The decision is a stark reminder of some of the risks involved in financing tribal casinos. Indenture provisions that would be non-controversial (or even standard) in a non-tribal corporate financing not only failed to protect lenders but may, ironically, render the loan unrecoverable.
Restrictions on capital expenditures and the right to appoint a receiver to protect collateral are neither new nor sinister provisions. Nor is it unusual to use a collection account to perfect and protect secured lender rights when financing a cash flow business. To the contrary, these are typical security arrangements designed to encourage lending and provide access to capital necessary for such businesses to survive and flourish.
As the Court noted in its decision, IGRA was enacted to promote tribal economies by providing them with the opportunity to build and operate casinos and to protect tribes from predatory and criminal forces that sometimes influence such businesses. Nevertheless, the application of IGRA to invalidate clearly non-predatory lending arrangements may significantly hinder tribes from accessing capital markets necessary to finance new gaming operations and expansions or refinance existing casino debt.
IGRA’s goal of ensuring that tribal casinos are owned and operated by tribes is clear. Its application to contracts clearly intended to create a management relationship with a tribe regarding a casino operation is also clear. What remains unclear is how Congress ever intended IGRA to be interpreted to somehow treat standard, arm's length commercial lending transactions as contracts for the "management" of a casino. As the Court noted repeatedly in its decision, further guidance regarding the "rules of the road" for tribal casino financings must be provided by Congress and/or the NIGC. It is not in the interest of tribes or their lenders for uncertainty to persist.

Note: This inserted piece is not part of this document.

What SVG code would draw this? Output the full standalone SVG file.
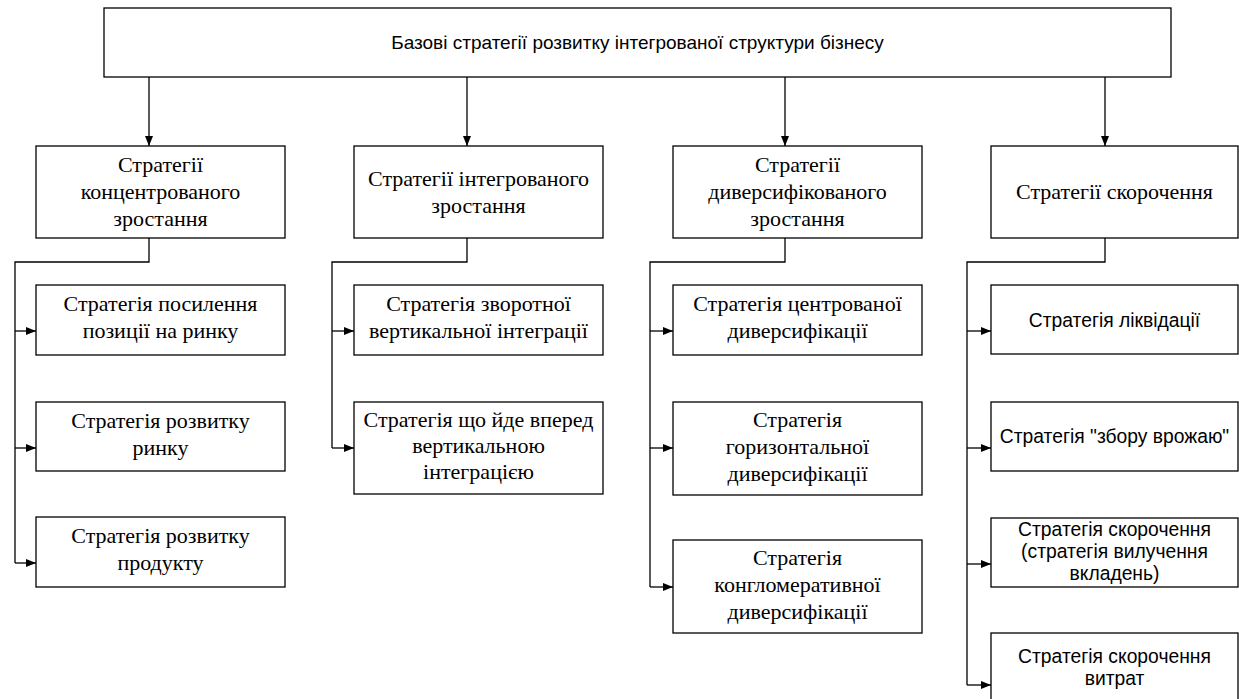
<svg xmlns="http://www.w3.org/2000/svg" width="1239" height="699" viewBox="0 0 1239 699">
<style>
rect{fill:#fff;stroke:#000;stroke-width:1.3}
.c{fill:none;stroke:#000;stroke-width:1.3}
.s{font-family:"Liberation Serif","Times New Roman",serif;font-size:22px;text-anchor:middle;fill:#000}
.a{font-family:"Liberation Sans",Arial,sans-serif;font-size:19.3px;text-anchor:middle;fill:#000}
.t{font-family:"Liberation Sans",Arial,sans-serif;font-size:19px;text-anchor:middle;fill:#000}
</style>
<defs>
<marker id="ar" markerWidth="10" markerHeight="8" refX="10" refY="4" orient="auto" markerUnits="userSpaceOnUse">
<path d="M0,0 L10,4 L0,8 Z" fill="#000"/>
</marker>
</defs>
<rect x="0" y="0" width="1239" height="699" style="fill:#fff;stroke:none"/>
<g id="connectors">
<line class="c" x1="149" y1="77" x2="149" y2="146" marker-end="url(#ar)"/>
<line class="c" x1="467" y1="77" x2="467" y2="146" marker-end="url(#ar)"/>
<line class="c" x1="785" y1="77" x2="785" y2="146" marker-end="url(#ar)"/>
<line class="c" x1="1105" y1="77" x2="1105" y2="146" marker-end="url(#ar)"/>
<polyline class="c" points="149,238 149,262 15,262 15,563"/>
<line class="c" x1="15" y1="331" x2="36" y2="331" marker-end="url(#ar)"/>
<line class="c" x1="15" y1="448" x2="36" y2="448" marker-end="url(#ar)"/>
<line class="c" x1="15" y1="563" x2="36" y2="563" marker-end="url(#ar)"/>
<polyline class="c" points="467,238 467,262 332,262 332,448"/>
<line class="c" x1="332" y1="331" x2="354" y2="331" marker-end="url(#ar)"/>
<line class="c" x1="332" y1="448" x2="354" y2="448" marker-end="url(#ar)"/>
<polyline class="c" points="785,238 785,262 650,262 650,587"/>
<line class="c" x1="650" y1="331" x2="673" y2="331" marker-end="url(#ar)"/>
<line class="c" x1="650" y1="448" x2="673" y2="448" marker-end="url(#ar)"/>
<line class="c" x1="650" y1="587" x2="673" y2="587" marker-end="url(#ar)"/>
<polyline class="c" points="1105,238 1105,262 967,262 967,685"/>
<line class="c" x1="967" y1="331" x2="991" y2="331" marker-end="url(#ar)"/>
<line class="c" x1="967" y1="448" x2="991" y2="448" marker-end="url(#ar)"/>
<line class="c" x1="967" y1="564" x2="991" y2="564" marker-end="url(#ar)"/>
<line class="c" x1="967" y1="685" x2="991" y2="685" marker-end="url(#ar)"/>
</g>
<g id="root"><rect x="104" y="8" width="1067" height="69"/><text class="t" x="637.5" y="49">Базові стратегії розвитку інтегрованої структури бізнесу</text></g>
<g id="n1"><rect x="36" y="146" width="249" height="92"/><text class="s" x="160.5" y="172">Стратегії</text><text class="s" x="160.5" y="199">концентрованого</text><text class="s" x="160.5" y="226">зростання</text></g>
<g id="n2"><rect x="354" y="146" width="249" height="92"/><text class="s" x="478.5" y="186">Стратегії інтегрованого</text><text class="s" x="478.5" y="213">зростання</text></g>
<g id="n3"><rect x="673" y="146" width="249" height="92"/><text class="s" x="797.5" y="172">Стратегії</text><text class="s" x="797.5" y="199">диверсифікованого</text><text class="s" x="797.5" y="226">зростання</text></g>
<g id="n4"><rect x="991" y="146" width="247" height="92"/><text class="s" x="1114.5" y="199">Стратегії скорочення</text></g>
<g id="n1a"><rect x="36" y="285" width="249" height="70"/><text class="s" x="160.5" y="311">Стратегія посилення</text><text class="s" x="160.5" y="338">позиції на ринку</text></g>
<g id="n1b"><rect x="36" y="402" width="249" height="69"/><text class="s" x="160.5" y="428">Стратегія розвитку</text><text class="s" x="160.5" y="455">ринку</text></g>
<g id="n1c"><rect x="36" y="517" width="249" height="70"/><text class="s" x="160.5" y="543">Стратегія розвитку</text><text class="s" x="160.5" y="570">продукту</text></g>
<g id="n2a"><rect x="354" y="285" width="249" height="70"/><text class="s" x="478.5" y="311">Стратегія зворотної</text><text class="s" x="478.5" y="338">вертикальної інтеграції</text></g>
<g id="n2b"><rect x="354" y="402" width="249" height="92"/><text class="s" x="478.5" y="427">Стратегія що йде вперед</text><text class="s" x="478.5" y="453">вертикальною</text><text class="s" x="478.5" y="479">інтеграцією</text></g>
<g id="n3a"><rect x="673" y="285" width="249" height="70"/><text class="s" x="797.5" y="311">Стратегія центрованої</text><text class="s" x="797.5" y="338">диверсифікації</text></g>
<g id="n3b"><rect x="673" y="402" width="249" height="93"/><text class="s" x="797.5" y="427">Стратегія</text><text class="s" x="797.5" y="454">горизонтальної</text><text class="s" x="797.5" y="481">диверсифікації</text></g>
<g id="n3c"><rect x="673" y="540" width="249" height="93"/><text class="s" x="797.5" y="565">Стратегія</text><text class="s" x="797.5" y="592">конгломеративної</text><text class="s" x="797.5" y="619">диверсифікації</text></g>
<g id="n4a"><rect x="991" y="285" width="247" height="69"/><text class="a" x="1114.5" y="327">Стратегія ліквідації</text></g>
<g id="n4b"><rect x="991" y="402" width="247" height="69"/><text class="a" x="1114.5" y="443">Стратегія "збору врожаю"</text></g>
<g id="n4c"><rect x="991" y="518" width="247" height="69"/><text class="a" x="1114.5" y="536">Стратегія скорочення</text><text class="a" x="1114.5" y="558">(стратегія вилучення</text><text class="a" x="1114.5" y="580">вкладень)</text></g>
<g id="n4d"><rect x="991" y="633" width="247" height="80"/><text class="a" x="1114.5" y="663">Стратегія скорочення</text><text class="a" x="1114.5" y="685">витрат</text></g>
</svg>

In the meantime, lenders are well advised to carefully consider their tribal gaming finance documents to avoid the pitfalls that befell Lac du Flambeau bondholders. Provisions concerning capital expenditures and operating expenses must be carefully crafted to assure that they will not be deemed to constitute management activities under Lake of Torches. And other rights, such as the authority to select or replace specific casino managers should be avoided altogether. Until regulatory authorities provide clearer guidance for tribal gaming financings, lenders should also submit new financings/refinancings and restructuring documents to the NIGC for a declination letter stating that the documents do not, in the view of the NIGC, constitute a "management contract." While such a declination letter is not binding on a court in a subsequent legal dispute and therefore cannot render any financing ironclad, it is the most authoritative protection currently available other than seeking NIGC approval as a casino manager—or not lending at all.